In Space, Gribbin's task is to cover everything cosmological. In the first few pages, we learn that the Sun is a star. By the end, we're slipping comfortably and entertainingly through mini essays on quantum fluctuations, the negativity of gravity and how to create your own universe. And this in a book of only 230 pages, many filled by pictures.
John Gribbin
John Gribbin is a British science writer, an astrophysicist, and a visiting fellow in astronomy at the University of Sussex. His writings include quantum physics, human evolution, climate change, global warming, the origins of the universe, and biographies of famous scientists. He also writes science fiction. John Gribbin graduated with his bachelor's degree in physics from the University of Sussex in 1966. Gribbin then earned his Master of Science (MSc) degree in astronomy in 1967, also from the Univ. of Sussex, and he earned his PhD in astrophysics from the University of Cambridge (1971).
In 1968, Gribbin worked as one of Fred Hoyle's research students at the Institute of Theoretical Astronomy, and wrote a number of stories for New Scientist about the Institute's research and what were eventually discovered to be pulsars.
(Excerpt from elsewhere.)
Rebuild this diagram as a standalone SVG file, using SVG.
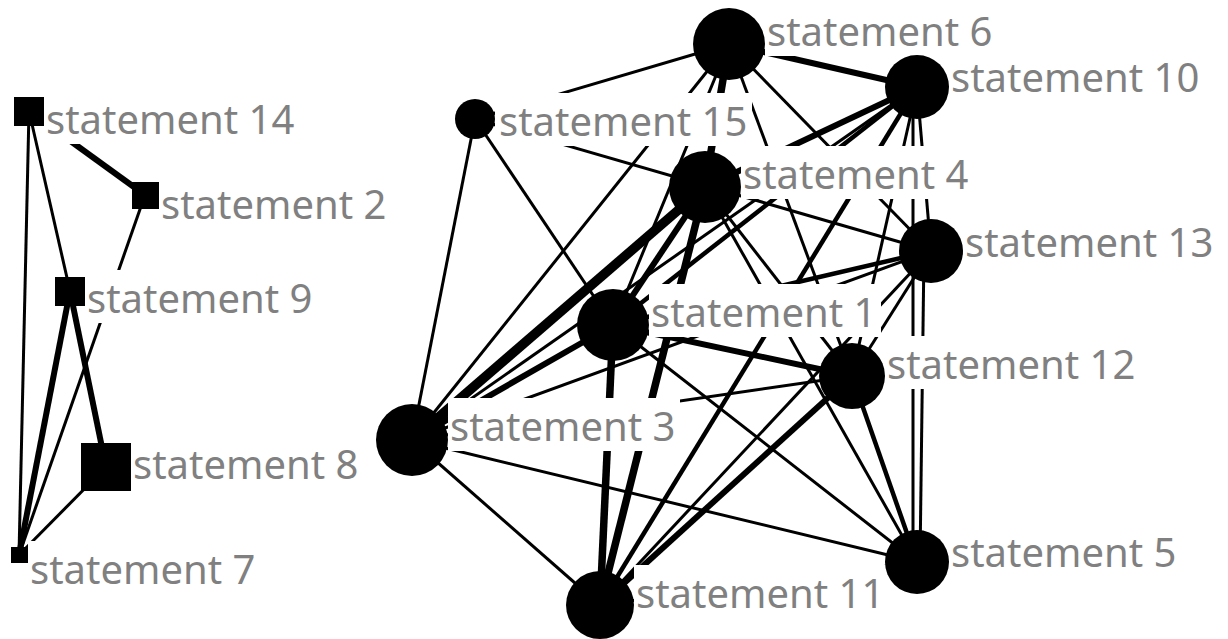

In 1974, Gribbin, along with Stephen Plagemann, published a book titled The Jupiter Effect, which predicted that the alignment of the planets in a quadrant on one side of the Sun on 10 March 1982 would cause gravitational effects that would trigger earthquakes in the San Andreas Fault, possibly wiping out Los Angeles and its suburbs Gribbin distanced himself from The Jupiter Effect in the 17 July 1980, issue of New Scientist magazine, stating that he had been "too clever by half".
In February 1982, he and Plagemann published The Jupiter Effect Reconsidered, claiming that the 1980 Mount St. Helens eruption proved their theory true despite a lack of planetary alignment. In 1999, Gribbin repudiated it, saying "I don't like it, and I'm sorry I ever had anything to do with it.
In 1984, Gribbin published In Search of Schrödinger's Cat: Quantum Physics and Reality. The Spectator Book Club described it as among the best of the first wave of physics popularisations preceding Stephen Hawking's multi-million-selling A Brief History of Time.Gribbin's book was cited by BBC World News as an example of how to revive an interest in the study of mathematics.
In 2006, Gribbin took part in a BBC radio 4 broadcast as an "expert witness". Presenter Matthew Parris discussed with Professor Kathy Sykes and Gribbin whether Albert Einstein "really was a 'crazy genius'".
At the 2009 World Conference of Science Journalists, the Association of British Science Writers presented Gribbin with their Lifetime Achievement award.